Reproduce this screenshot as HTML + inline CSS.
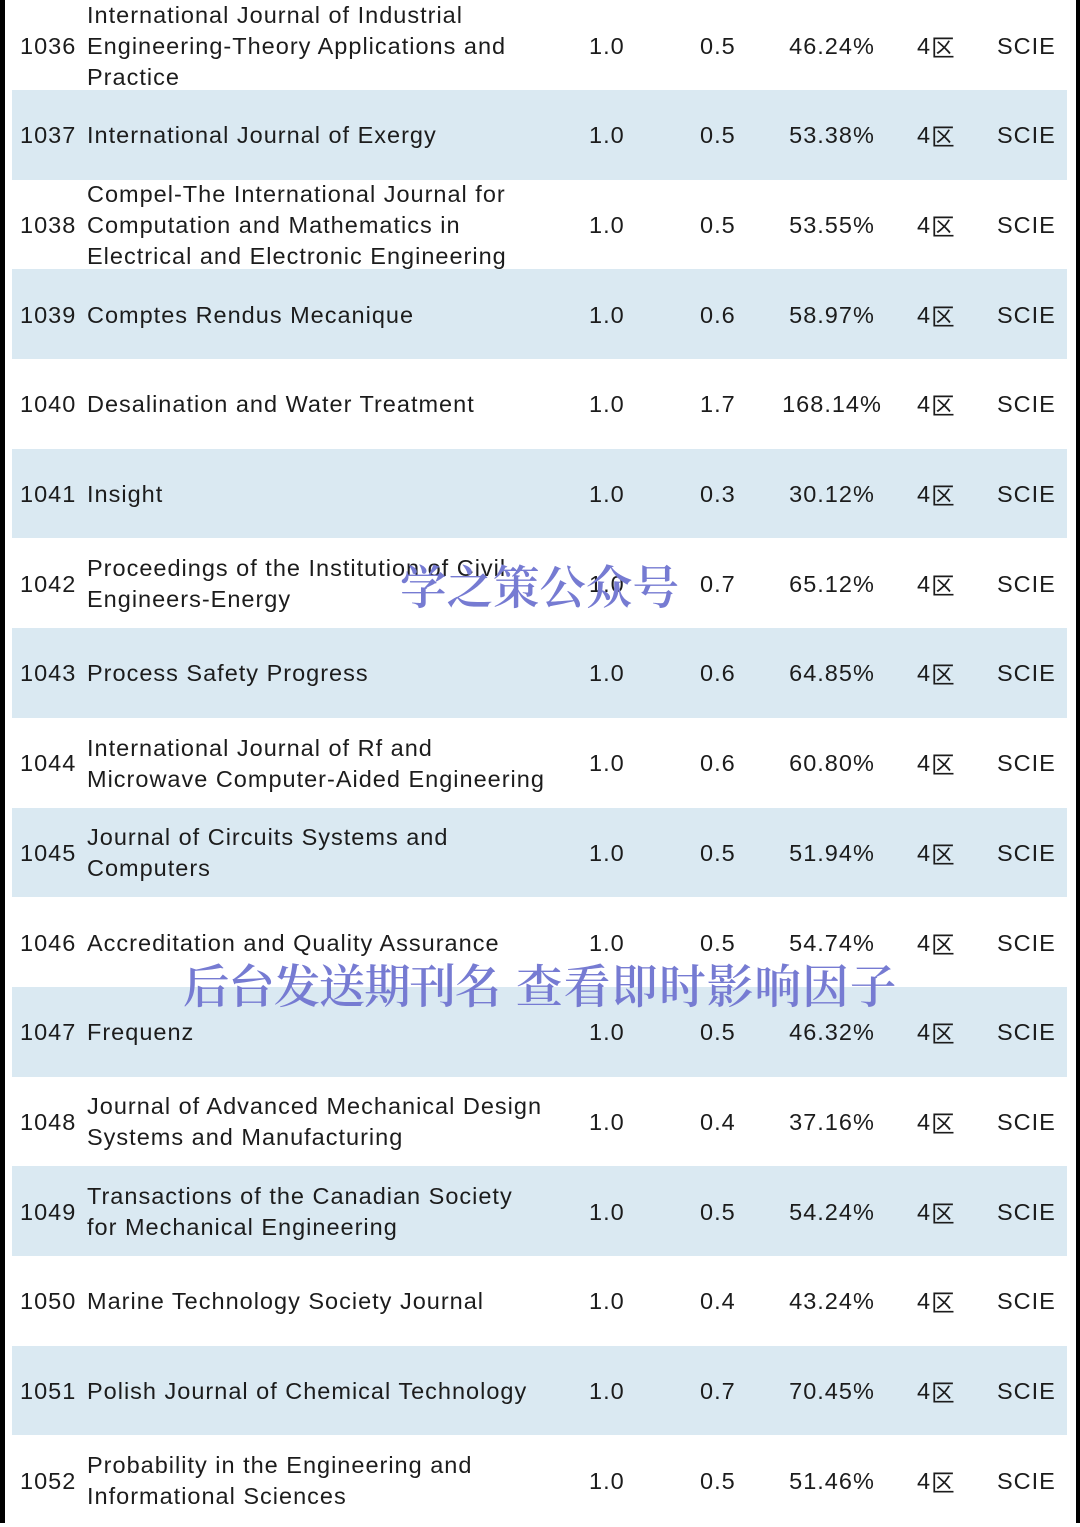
<!DOCTYPE html>
<html>
<head>
<meta charset="utf-8">
<style>
  html,body{margin:0;padding:0;background:#fff;}
  body{width:1080px;height:1527px;position:relative;overflow:hidden;
       font-family:"Liberation Sans","Noto Sans CJK SC",Arial,sans-serif;color:#1c1c1c;}
  .bar{position:absolute;top:0;height:1523px;background:#000;}
  .row{position:absolute;left:0;width:1080px;height:89.69px;}
  .row.b .bg{position:absolute;left:12px;right:13px;top:0;bottom:0;background:#dae9f2;}
  .c{position:absolute;top:1px;height:100%;display:flex;align-items:center;
     font-size:23.5px;letter-spacing:1px;line-height:31px;white-space:nowrap;}
  .num{left:20px;}
  .t{left:87px;}
  .v1{left:589px;}
  .v2{left:700px;}
  .p{left:762px;width:140px;justify-content:center;}
  .q{left:917px;}
  .q span{font-family:"Noto Sans CJK SC",sans-serif;font-weight:400;letter-spacing:0;}
  .s{left:997px;}
  .wm{position:absolute;font-family:"Noto Serif CJK SC","Noto Sans CJK SC",serif;font-weight:600;
      color:#767bd2;font-size:46.5px;line-height:46.5px;white-space:nowrap;}
</style>
</head>
<body>
<div class="bar" style="left:0;width:5px;"></div>
<div class="bar" style="left:1076px;width:4px;"></div>

<div class="row" style="top:0.3px"><div class="c num">1036</div><div class="c t">International Journal of Industrial<br>Engineering-Theory Applications and<br>Practice</div><div class="c v1">1.0</div><div class="c v2">0.5</div><div class="c p">46.24%</div><div class="c q">4<span>区</span></div><div class="c s">SCIE</div></div>

<div class="row b" style="top:89.99px"><div class="bg"></div><div class="c num">1037</div><div class="c t">International Journal of Exergy</div><div class="c v1">1.0</div><div class="c v2">0.5</div><div class="c p">53.38%</div><div class="c q">4<span>区</span></div><div class="c s">SCIE</div></div>

<div class="row" style="top:179.68px"><div class="c num">1038</div><div class="c t">Compel-The International Journal for<br>Computation and Mathematics in<br>Electrical and Electronic Engineering</div><div class="c v1">1.0</div><div class="c v2">0.5</div><div class="c p">53.55%</div><div class="c q">4<span>区</span></div><div class="c s">SCIE</div></div>

<div class="row b" style="top:269.37px"><div class="bg"></div><div class="c num">1039</div><div class="c t">Comptes Rendus Mecanique</div><div class="c v1">1.0</div><div class="c v2">0.6</div><div class="c p">58.97%</div><div class="c q">4<span>区</span></div><div class="c s">SCIE</div></div>

<div class="row" style="top:359.06px"><div class="c num">1040</div><div class="c t">Desalination and Water Treatment</div><div class="c v1">1.0</div><div class="c v2">1.7</div><div class="c p">168.14%</div><div class="c q">4<span>区</span></div><div class="c s">SCIE</div></div>

<div class="row b" style="top:448.75px"><div class="bg"></div><div class="c num">1041</div><div class="c t">Insight</div><div class="c v1">1.0</div><div class="c v2">0.3</div><div class="c p">30.12%</div><div class="c q">4<span>区</span></div><div class="c s">SCIE</div></div>

<div class="row" style="top:538.44px"><div class="c num">1042</div><div class="c t">Proceedings of the Institution of Civil<br>Engineers-Energy</div><div class="c v1">1.0</div><div class="c v2">0.7</div><div class="c p">65.12%</div><div class="c q">4<span>区</span></div><div class="c s">SCIE</div></div>

<div class="row b" style="top:628.13px"><div class="bg"></div><div class="c num">1043</div><div class="c t">Process Safety Progress</div><div class="c v1">1.0</div><div class="c v2">0.6</div><div class="c p">64.85%</div><div class="c q">4<span>区</span></div><div class="c s">SCIE</div></div>

<div class="row" style="top:717.82px"><div class="c num">1044</div><div class="c t">International Journal of Rf and<br>Microwave Computer-Aided Engineering</div><div class="c v1">1.0</div><div class="c v2">0.6</div><div class="c p">60.80%</div><div class="c q">4<span>区</span></div><div class="c s">SCIE</div></div>

<div class="row b" style="top:807.51px"><div class="bg"></div><div class="c num">1045</div><div class="c t">Journal of Circuits Systems and<br>Computers</div><div class="c v1">1.0</div><div class="c v2">0.5</div><div class="c p">51.94%</div><div class="c q">4<span>区</span></div><div class="c s">SCIE</div></div>

<div class="row" style="top:897.2px"><div class="c num">1046</div><div class="c t">Accreditation and Quality Assurance</div><div class="c v1">1.0</div><div class="c v2">0.5</div><div class="c p">54.74%</div><div class="c q">4<span>区</span></div><div class="c s">SCIE</div></div>

<div class="row b" style="top:986.89px"><div class="bg"></div><div class="c num">1047</div><div class="c t">Frequenz</div><div class="c v1">1.0</div><div class="c v2">0.5</div><div class="c p">46.32%</div><div class="c q">4<span>区</span></div><div class="c s">SCIE</div></div>

<div class="row" style="top:1076.58px"><div class="c num">1048</div><div class="c t">Journal of Advanced Mechanical Design<br>Systems and Manufacturing</div><div class="c v1">1.0</div><div class="c v2">0.4</div><div class="c p">37.16%</div><div class="c q">4<span>区</span></div><div class="c s">SCIE</div></div>

<div class="row b" style="top:1166.27px"><div class="bg"></div><div class="c num">1049</div><div class="c t">Transactions of the Canadian Society<br>for Mechanical Engineering</div><div class="c v1">1.0</div><div class="c v2">0.5</div><div class="c p">54.24%</div><div class="c q">4<span>区</span></div><div class="c s">SCIE</div></div>

<div class="row" style="top:1255.96px"><div class="c num">1050</div><div class="c t">Marine Technology Society Journal</div><div class="c v1">1.0</div><div class="c v2">0.4</div><div class="c p">43.24%</div><div class="c q">4<span>区</span></div><div class="c s">SCIE</div></div>

<div class="row b" style="top:1345.65px"><div class="bg"></div><div class="c num">1051</div><div class="c t">Polish Journal of Chemical Technology</div><div class="c v1">1.0</div><div class="c v2">0.7</div><div class="c p">70.45%</div><div class="c q">4<span>区</span></div><div class="c s">SCIE</div></div>

<div class="row" style="top:1435.34px"><div class="c num">1052</div><div class="c t">Probability in the Engineering and<br>Informational Sciences</div><div class="c v1">1.0</div><div class="c v2">0.5</div><div class="c p">51.46%</div><div class="c q">4<span>区</span></div><div class="c s">SCIE</div></div>

<div class="wm" style="left:400px;top:562px;">学之策公众号</div>
<div class="wm" style="left:183px;top:961px;letter-spacing:-1.2px;">后台发送期刊名</div>
<div class="wm" style="left:516px;top:961px;letter-spacing:1.2px;">查看即时影响因子</div>
</body>
</html>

## WHAT THE TASK REQUIRES
Restate exactly, please, only the lines between the start of the data and the line containing "Journal of Industrial<br>Engineering-Theory", both ends included, skipping the pictures.

## RESULT BELOW
Reproduce this screenshot as HTML + inline CSS.
<!DOCTYPE html>
<html>
<head>
<meta charset="utf-8">
<style>
  html,body{margin:0;padding:0;background:#fff;}
  body{width:1080px;height:1527px;position:relative;overflow:hidden;
       font-family:"Liberation Sans","Noto Sans CJK SC",Arial,sans-serif;color:#1c1c1c;}
  .bar{position:absolute;top:0;height:1523px;background:#000;}
  .row{position:absolute;left:0;width:1080px;height:89.69px;}
  .row.b .bg{position:absolute;left:12px;right:13px;top:0;bottom:0;background:#dae9f2;}
  .c{position:absolute;top:1px;height:100%;display:flex;align-items:center;
     font-size:23.5px;letter-spacing:1px;line-height:31px;white-space:nowrap;}
  .num{left:20px;}
  .t{left:87px;}
  .v1{left:589px;}
  .v2{left:700px;}
  .p{left:762px;width:140px;justify-content:center;}
  .q{left:917px;}
  .q span{font-family:"Noto Sans CJK SC",sans-serif;font-weight:400;letter-spacing:0;}
  .s{left:997px;}
  .wm{position:absolute;font-family:"Noto Serif CJK SC","Noto Sans CJK SC",serif;font-weight:600;
      color:#767bd2;font-size:46.5px;line-height:46.5px;white-space:nowrap;}
</style>
</head>
<body>
<div class="bar" style="left:0;width:5px;"></div>
<div class="bar" style="left:1076px;width:4px;"></div>

<div class="row" style="top:0.3px"><div class="c num">1036</div><div class="c t">International Journal of Industrial<br>Engineering-Theory Applications and<br>Practice</div><div class="c v1">1.0</div><div class="c v2">0.5</div><div class="c p">46.24%</div><div class="c q">4<span>区</span></div><div class="c s">SCIE</div></div>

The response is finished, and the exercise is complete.